## [TASK GOAL]
Wherever a line in the data below holds "chart", copy that line.

## [RECORDS]
..............................

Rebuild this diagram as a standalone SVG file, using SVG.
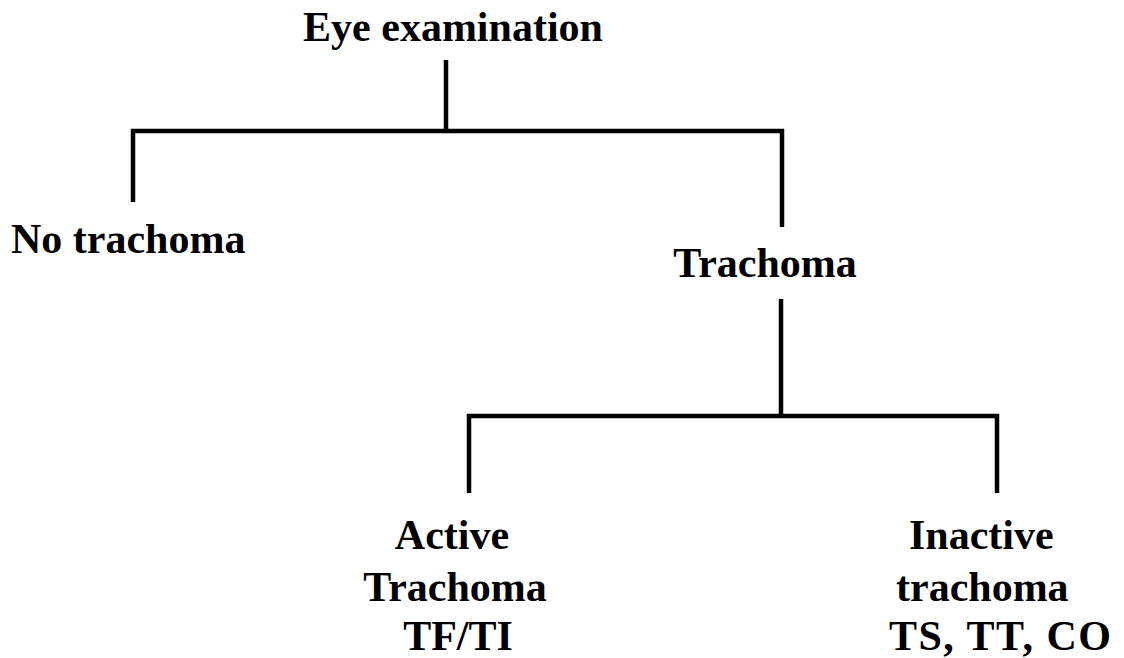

..............................

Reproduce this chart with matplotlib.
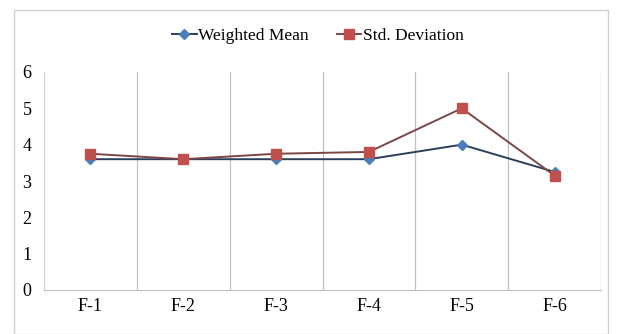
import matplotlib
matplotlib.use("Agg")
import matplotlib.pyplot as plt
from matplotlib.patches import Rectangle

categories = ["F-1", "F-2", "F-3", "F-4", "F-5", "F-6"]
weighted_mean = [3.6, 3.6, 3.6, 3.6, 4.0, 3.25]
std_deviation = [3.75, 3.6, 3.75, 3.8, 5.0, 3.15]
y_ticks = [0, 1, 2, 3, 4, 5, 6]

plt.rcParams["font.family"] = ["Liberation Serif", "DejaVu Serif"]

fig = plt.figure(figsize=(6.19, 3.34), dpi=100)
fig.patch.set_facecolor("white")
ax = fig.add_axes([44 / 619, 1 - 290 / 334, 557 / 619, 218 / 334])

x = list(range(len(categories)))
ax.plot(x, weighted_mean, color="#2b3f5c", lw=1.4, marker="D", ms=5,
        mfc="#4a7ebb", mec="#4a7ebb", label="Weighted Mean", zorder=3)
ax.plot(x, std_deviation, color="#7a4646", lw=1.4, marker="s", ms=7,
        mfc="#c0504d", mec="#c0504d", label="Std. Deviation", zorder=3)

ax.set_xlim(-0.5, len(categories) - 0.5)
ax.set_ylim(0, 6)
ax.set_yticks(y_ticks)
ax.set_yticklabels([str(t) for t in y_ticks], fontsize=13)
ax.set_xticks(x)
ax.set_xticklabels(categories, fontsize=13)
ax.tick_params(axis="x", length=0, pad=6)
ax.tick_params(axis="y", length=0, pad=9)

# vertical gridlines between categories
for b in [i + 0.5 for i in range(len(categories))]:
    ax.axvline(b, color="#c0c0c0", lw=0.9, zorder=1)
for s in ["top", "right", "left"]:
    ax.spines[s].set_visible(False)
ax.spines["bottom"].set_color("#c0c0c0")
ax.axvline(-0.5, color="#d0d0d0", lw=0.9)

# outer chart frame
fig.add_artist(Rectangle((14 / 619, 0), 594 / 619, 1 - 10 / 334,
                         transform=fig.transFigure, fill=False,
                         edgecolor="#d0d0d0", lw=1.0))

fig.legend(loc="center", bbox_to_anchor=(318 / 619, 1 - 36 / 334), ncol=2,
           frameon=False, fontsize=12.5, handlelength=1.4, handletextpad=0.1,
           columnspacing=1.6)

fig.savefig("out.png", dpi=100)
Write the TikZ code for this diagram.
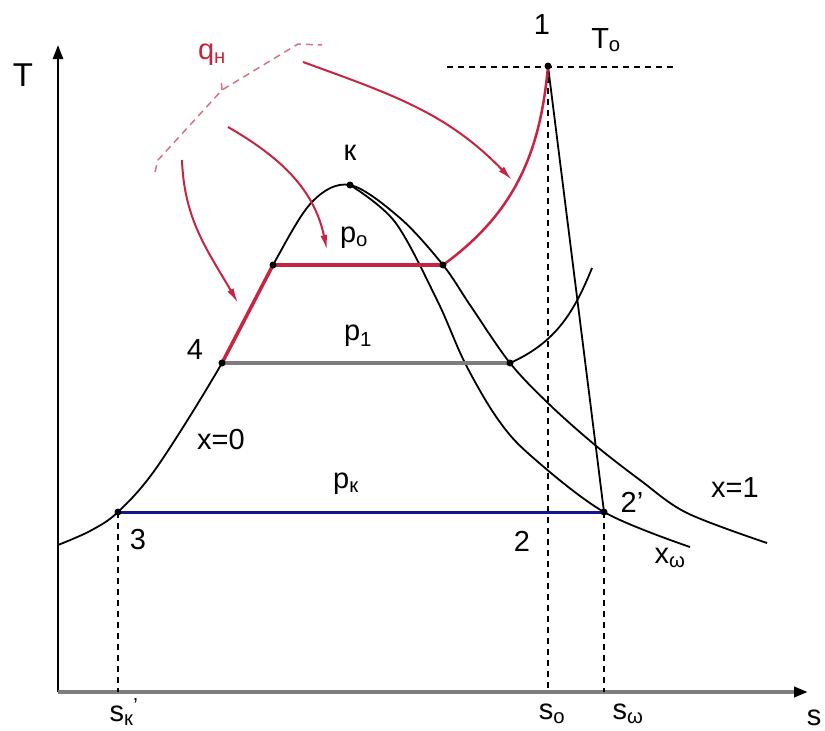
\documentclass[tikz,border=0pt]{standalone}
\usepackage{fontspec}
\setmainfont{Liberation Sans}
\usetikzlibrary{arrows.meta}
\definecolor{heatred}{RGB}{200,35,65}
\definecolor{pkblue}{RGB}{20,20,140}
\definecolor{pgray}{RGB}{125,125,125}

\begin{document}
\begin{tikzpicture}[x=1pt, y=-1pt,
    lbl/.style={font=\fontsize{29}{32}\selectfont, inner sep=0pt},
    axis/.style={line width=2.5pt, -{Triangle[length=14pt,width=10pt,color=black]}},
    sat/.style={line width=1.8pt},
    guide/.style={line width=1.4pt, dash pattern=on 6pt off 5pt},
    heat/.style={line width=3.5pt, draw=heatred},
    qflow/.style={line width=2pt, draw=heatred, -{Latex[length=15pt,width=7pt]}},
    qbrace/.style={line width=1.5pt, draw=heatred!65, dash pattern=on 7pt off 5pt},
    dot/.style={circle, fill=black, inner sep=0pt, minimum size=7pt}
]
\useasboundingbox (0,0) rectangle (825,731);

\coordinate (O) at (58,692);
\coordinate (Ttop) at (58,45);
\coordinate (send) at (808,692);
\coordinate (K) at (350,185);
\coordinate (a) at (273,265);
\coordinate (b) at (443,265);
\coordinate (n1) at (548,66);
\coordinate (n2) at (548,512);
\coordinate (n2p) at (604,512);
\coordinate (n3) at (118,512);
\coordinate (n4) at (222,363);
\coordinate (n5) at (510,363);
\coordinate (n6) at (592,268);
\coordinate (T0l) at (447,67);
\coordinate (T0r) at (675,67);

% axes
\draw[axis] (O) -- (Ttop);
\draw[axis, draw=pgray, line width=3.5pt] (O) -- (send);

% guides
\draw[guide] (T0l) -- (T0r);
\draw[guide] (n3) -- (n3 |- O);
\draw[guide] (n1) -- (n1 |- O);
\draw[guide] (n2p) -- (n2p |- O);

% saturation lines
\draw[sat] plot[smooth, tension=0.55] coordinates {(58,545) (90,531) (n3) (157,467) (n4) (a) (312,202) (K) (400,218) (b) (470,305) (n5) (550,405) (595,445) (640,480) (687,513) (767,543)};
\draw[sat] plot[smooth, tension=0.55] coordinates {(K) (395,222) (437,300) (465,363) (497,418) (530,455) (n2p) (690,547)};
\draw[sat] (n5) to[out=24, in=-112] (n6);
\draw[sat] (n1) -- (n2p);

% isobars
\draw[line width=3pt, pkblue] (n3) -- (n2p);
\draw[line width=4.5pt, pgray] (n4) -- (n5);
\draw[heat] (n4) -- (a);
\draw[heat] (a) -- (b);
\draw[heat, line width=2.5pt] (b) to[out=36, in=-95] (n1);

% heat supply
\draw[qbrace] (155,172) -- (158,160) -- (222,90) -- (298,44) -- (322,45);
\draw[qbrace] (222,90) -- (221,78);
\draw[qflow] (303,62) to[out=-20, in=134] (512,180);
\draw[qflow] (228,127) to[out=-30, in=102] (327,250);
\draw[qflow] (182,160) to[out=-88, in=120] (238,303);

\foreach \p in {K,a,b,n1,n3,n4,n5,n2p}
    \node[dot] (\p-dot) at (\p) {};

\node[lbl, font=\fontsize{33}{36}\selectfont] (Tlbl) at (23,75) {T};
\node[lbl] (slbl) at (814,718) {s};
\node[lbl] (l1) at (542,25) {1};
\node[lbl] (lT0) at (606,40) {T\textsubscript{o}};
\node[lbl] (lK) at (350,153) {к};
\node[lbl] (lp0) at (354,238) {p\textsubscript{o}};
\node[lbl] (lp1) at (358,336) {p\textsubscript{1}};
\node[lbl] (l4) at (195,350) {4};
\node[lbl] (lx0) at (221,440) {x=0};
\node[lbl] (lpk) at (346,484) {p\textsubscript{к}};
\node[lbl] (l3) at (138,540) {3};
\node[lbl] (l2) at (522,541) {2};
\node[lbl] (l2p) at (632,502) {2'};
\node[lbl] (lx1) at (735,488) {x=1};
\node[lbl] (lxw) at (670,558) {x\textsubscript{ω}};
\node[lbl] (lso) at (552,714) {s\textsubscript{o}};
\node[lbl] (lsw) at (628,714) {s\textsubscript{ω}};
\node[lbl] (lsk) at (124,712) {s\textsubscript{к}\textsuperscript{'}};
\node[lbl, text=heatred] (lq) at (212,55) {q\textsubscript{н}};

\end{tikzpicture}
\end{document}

..............................

## [EXERCISE OUTPUT]
Reproduce this chart with matplotlib.
# outer chart frame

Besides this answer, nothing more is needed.